Nel febbraio 2003, nello stesso giorno in cui cadde Baghdad, tutti i membri del gruppo, accusati di aver dato vita a un’organizzazione islamica segreta, vennero arrestati dai servizi segreti dell’aereonautica e rinchiusi in carcere per un periodo compreso fra i tre e i cinque anni. Di fatto, il gruppo aveva deciso fin dall’inizio di rivelare le identità dei suoi appartenenti e rendere pubbliche le proprie opinioni, evitando di agire segretamente. L’essenza del loro richiamo si basava sulla trasparenza di metodi e intenti, e puntava a raggiungere in maniera diretta la popolazione.

Allo scoppio della rivoluzione siriana nel 2011, il gruppo era pronto a cogliere al volo il movimento rivoluzionario civile, del quale era anzi uno dei promotori a livello nazionale. Tra i suoi leader c’erano ragazzi come Yahya Sharbaji, Usama Nassar, Amer Doko, Mutaz Murad, Muhammad Shehada, Muhammad Kraitem e molti altri che hanno fatto di Daraya un eccezionale modello di riferimento per il movimento civile, un movimento ben organizzato, propositivo e che si oppone al ricorso alle armi.

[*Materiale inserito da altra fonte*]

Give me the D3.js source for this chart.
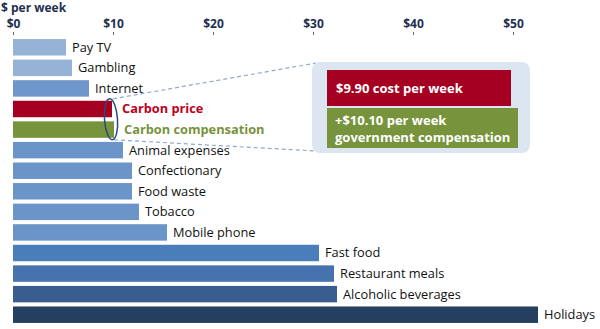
<!DOCTYPE html>
<html><head><meta charset="utf-8">
<script src="https://cdn.jsdelivr.net/npm/d3@7"></script>
<style>body{margin:0;background:#fff;}svg{display:block;font-family:"Open Sans",sans-serif;}</style>
</head><body><svg id="c" width="600" height="329"></svg>
<script>
const categories = ["Pay TV","Gambling","Internet","Carbon price","Carbon compensation","Animal expenses","Confectionary","Food waste","Tobacco","Mobile phone","Fast food","Restaurant meals","Alcoholic beverages","Holidays"];
const values = [5.3,5.9,7.6,9.9,10.1,11.0,11.9,11.9,12.6,15.4,30.6,32.1,32.4,52.5];
const barColors = ["#95b3d7","#95b3d7","#6f97cb","#a50021","#77933c","#6b95c9","#6b95c9","#6b95c9","#6b95c9","#6b95c9","#4a7ebb","#4672ad","#395d8f","#243f60"];
const labelColors = ["#111","#111","#111","#c00020","#77933c","#111","#111","#111","#111","#111","#111","#111","#111","#111"];
const tickValues = [0,10,20,30,40,50];
const tickLabels = ["$0","$10","$20","$30","$40","$50"];
const axisTitle = "$ per week";
const calloutLines = [["$9.90 cost per week"],["+$10.10 per week","government compensation"]];

const svg = d3.select("#c");
const x = d3.scaleLinear().domain([0,50]).range([13,513]);
const y = d3.scaleBand().domain(categories).range([37,325]).paddingInner(0.2).paddingOuter(0.1);

// axis
const axis = d3.axisTop(x).tickValues(tickValues).tickFormat((d,i)=>tickLabels[i]).tickSize(3).tickPadding(4);
const ag = svg.append("g").attr("transform","translate(0,35)").call(axis);
ag.select(".domain").remove();
ag.selectAll(".tick line").attr("stroke","#666");
ag.selectAll(".tick text").attr("font-size",12).attr("font-weight","bold").attr("fill","#1f3050").attr("font-family","'Open Sans',sans-serif");
svg.append("text").attr("x",1).attr("y",11.5).attr("font-size",12).attr("font-weight","bold").attr("fill","#1f3050").text(axisTitle);

// bars
svg.selectAll("rect.bar").data(categories).join("rect").attr("class","bar")
  .attr("x",x(0)).attr("y",d=>y(d)).attr("height",y.bandwidth())
  .attr("width",(d,i)=>x(values[i])-x(0)).attr("fill",(d,i)=>barColors[i]);

svg.selectAll("text.lab").data(categories).join("text").attr("class","lab")
  .attr("x",(d,i)=>x(values[i])+((i===3||i===4)?10:6)).attr("y",d=>y(d)+y.bandwidth()/2).attr("dy","0.35em")
  .attr("font-size",12.8).attr("fill",(d,i)=>labelColors[i])
  .attr("font-weight",(d,i)=>(i===3||i===4)?"bold":"normal").text(d=>d);

// callout
const cp = categories[3], cc = categories[4];
const ex = x(values[3]) - 1;
const ey = (y(cp)+y(cc)+y.bandwidth())/2;
const ery = (y(cc)+y.bandwidth()-y(cp))/2 + 2;
const bx0 = x(29.9), bx1 = x(51.7), by0 = 62, by1 = 153;
svg.append("line").attr("x1",ex+2).attr("y1",ey-ery).attr("x2",bx0+4).attr("y2",by0+1).attr("stroke","#8eaacc").attr("stroke-dasharray","4,3").attr("stroke-width",1.2);
svg.append("line").attr("x1",ex+3).attr("y1",ey+ery).attr("x2",bx0+4).attr("y2",by1-2).attr("stroke","#8eaacc").attr("stroke-dasharray","4,3").attr("stroke-width",1.2);
svg.append("ellipse").attr("cx",ex).attr("cy",ey).attr("rx",6.5).attr("ry",ery).attr("fill","none").attr("stroke","#2b4a7e").attr("stroke-width",1.5)
  .attr("transform",`rotate(-4,${ex},${ey})`);
svg.append("rect").attr("x",bx0).attr("y",by0).attr("width",bx1-bx0).attr("height",by1-by0).attr("rx",8).attr("fill","#dce6f1");
const rx0 = x(31.4);
svg.append("rect").attr("x",rx0).attr("y",70).attr("width",x(49.8)-rx0).attr("height",36).attr("fill","#a50021");
svg.append("rect").attr("x",rx0).attr("y",108).attr("width",x(50.5)-rx0).attr("height",40).attr("fill","#77933c");
svg.append("text").attr("x",rx0+9).attr("y",92.5).attr("fill","#fff").attr("font-weight","bold").attr("font-size",13).text(calloutLines[0][0]);
calloutLines[1].forEach((t,i)=>svg.append("text").attr("x",rx0+8).attr("y",124.5+i*17).attr("fill","#fff").attr("font-weight","bold").attr("font-size",13).text(t));
</script></body></html>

La maggior parte degli appartenenti al gruppo sono stati ripetutamente arrestati e alcuni di loro si trovano tutt’ora in carcere. Tra questi Muslim Kholani, Yahya e Maan Shurbaji, Islam Dabbas e Majd Kholani. Altri, come Muhammed Kraitem, Muhammed Shehada e Abdul Rahman Sharbaji sono stati eliminati in vari modi dal regime. Mentre altri ancora, come Amer Doko e Akram Kholani, si sono rifugiati all’estero. A guidare il Consiglio locale di Daraya, uno dei maggiori esempi dell’azione civile nella rivoluzione siriana, è rimasta una stretta minoranza.

Tutto questo è accaduto nel momento in cui le autorità siriane hanno scarcerato diversi feroci jiihadisti islamici, come Zahran Allush, capo del Jaysh al Islam (Esercito dell’Islam) locale, e centinaia di altri reduci del jihad iracheno.

L’equazione la conosciamo. E il risultato anche. La comparsa di tagliatori di teste come Daesh [lo Stato islamico dell'Iraq e del Levante, Isis, n.d.t.] e Nusra non sembra gratuita all’interno di questa visione d’insieme. Il resto è lasciato a intendere.